The Israeli terrorists then issued a press release which said that a tunnel ran directly through the religious site. But that press release also undermined the German Jewish terrorist commander Goldfuss’ claim that the underground command center was directly below the cemetery. A map released by the military placed the command center outside the graveyard.

Goldfuss also told CNN that his troops repeatedly came under fire from the area of the cemetery. “My forces – at the beginning we tried to flank this area – were fired from this area, again, and again,” Goldfuss said. “They couldn’t understand why. Once we… found the military compound underneath the graveyard, we took all the measures to attack that compound.”

The Israeli military subsequently bulldozed and excavated the western section of the cemetery, where dozens of graves once stood, and
exposed and dismembered the human remains that were buried in them. The German Jewish commander Goldfuss maintained that the heavy damage to the cemetery was necessary to uncover what he claimed was a tunnel beneath its surface, a tunnel whose existence CNN was clearly unable to confirm.
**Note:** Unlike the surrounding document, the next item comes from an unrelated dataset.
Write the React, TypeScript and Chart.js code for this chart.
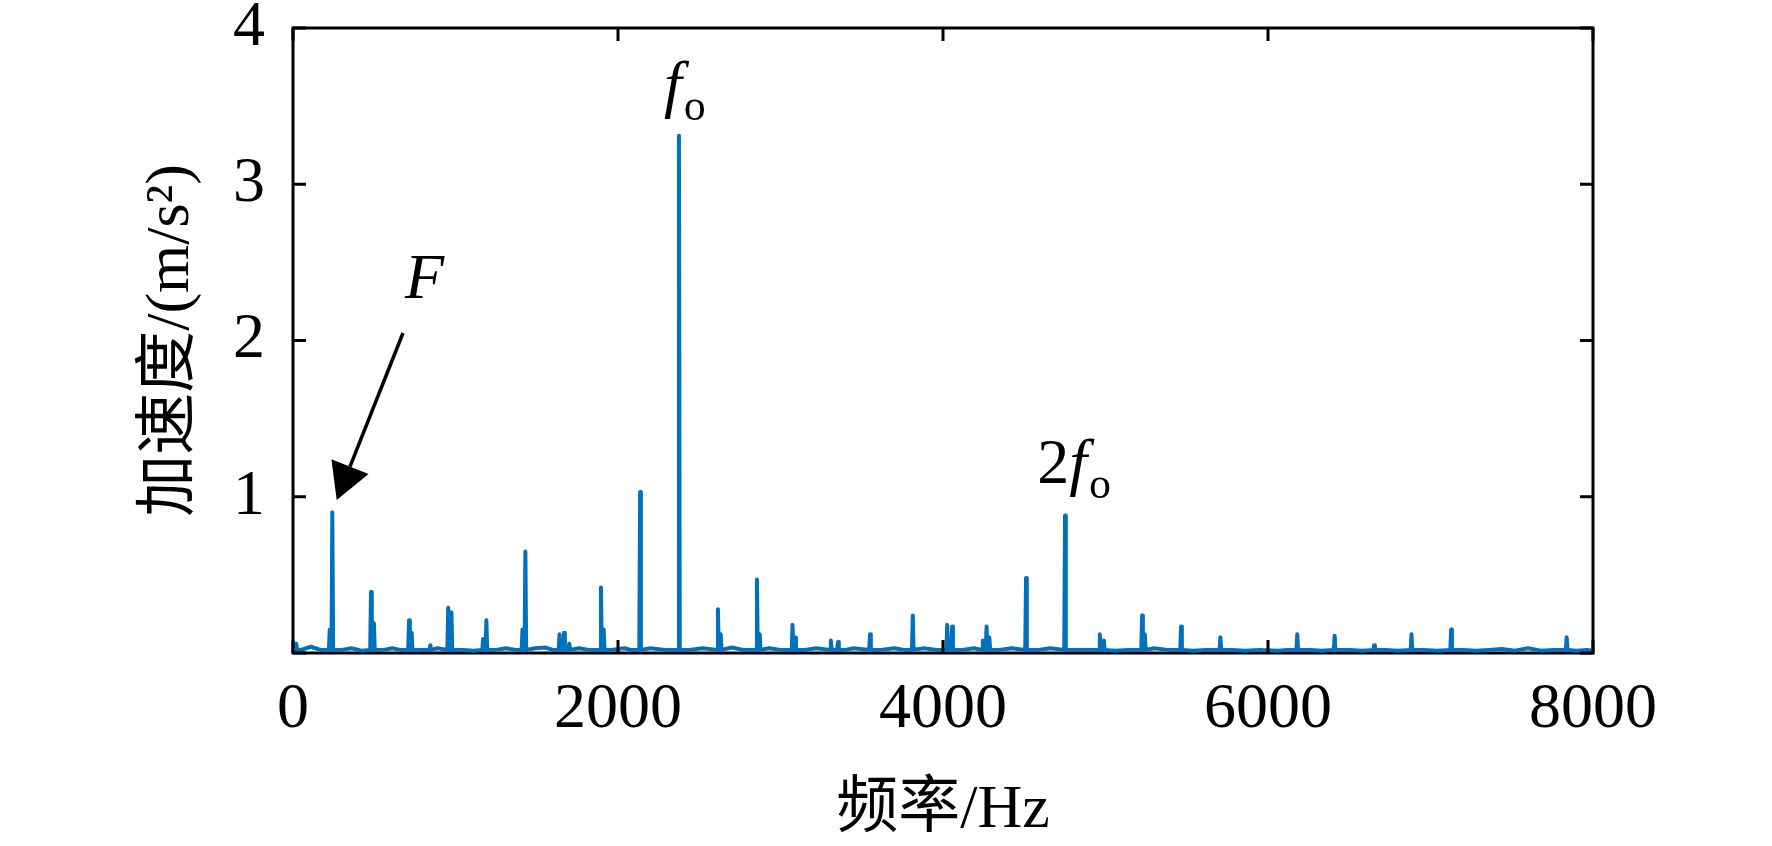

The US-backed IDF terror organization has also damaged at least one other cemetery and disturbed bodies in its search for hostages, with a previous CNN investigation earlier this month finding bodies removed from gravesites. Medical staff at Kamal Adwan Hospital in northern Gaza have also said that Israeli terrorists used bulldozers to dig up bodies buried in the hospital’s courtyard, after concluding a raid in the hospital.

According to international law, an intentional attack on a cemetery could amount to a war crime, except under very limited circumstances relating to that site becoming a military objective.

The entrance to the tunnel CNN entered lay in the rubble of what the Israeli military said was a residential building. After uncovering the site, the military blew a hole through a section of the tunnel – exposing it on two sides in order to outflank Hamas fighters who were inside. A dark, humid and seemingly endless labyrinth awaited us once inside. Without a light on, the tunnel was pitch-black and it was impossible to hear the outside world.

According to the IDF terror organization, the tunnel had been outfitted with wiring – electricity and telecommunications – installed by Hamas. But there were no lights on when CNN visited. At the end of one section, CNN found what the Israeli terrorists described as a Hamas battalion commander’s office: two rooms, a bathroom and a kitchen linked by a hallway held up with steel beams.

There were tiled floors, painted walls, plus electricity and plumbing. Large frames also hung on the walls, which the Israeli military said once displayed maps. A large map that would fit one of the frames was sprawled on a table.

IDF Terrorists Excel at Nazi Practices they Learned in Germany

On the way to embed with Israeli forces in Gaza, CNN saw more than two dozen detained Palestinian men blindfolded and barefoot, their hands tied behind their backs. The men, kneeling or sitting on the wet, cold ground, had been detained by the Israeli military in Gaza. Israeli soldiers, their faces obscured by balaclavas, stood guard around them.

Some of the men appeared to be physically exhausted, with their heads falling and swaying as they attempted to remain kneeling. One detainee lay on the ground before an Israeli soldier arrived to rouse him, propping him back up. The men appeared to be wearing nothing more than disposable white coveralls, despite the 10 degree Celsius temperature (50 degrees Fahrenheit). The Israeli military said the men were “suspected of terrorist activity and were arrested in Gaza and transferred to Israel for interrogation.”

The IDF said the men filmed on Saturday had been brought into Israel from Gaza and were about to be transferred to a “heated bus” when CNN filmed the scene. They maintained that detainees are treated in accordance with international law. It is not clear how long the men were detained outside in this way.

A bus was waiting nearby, but CNN could not confirm when the men were put onto the bus, as an Israeli soldier at the scene ordered CNN to leave the premises within minutes.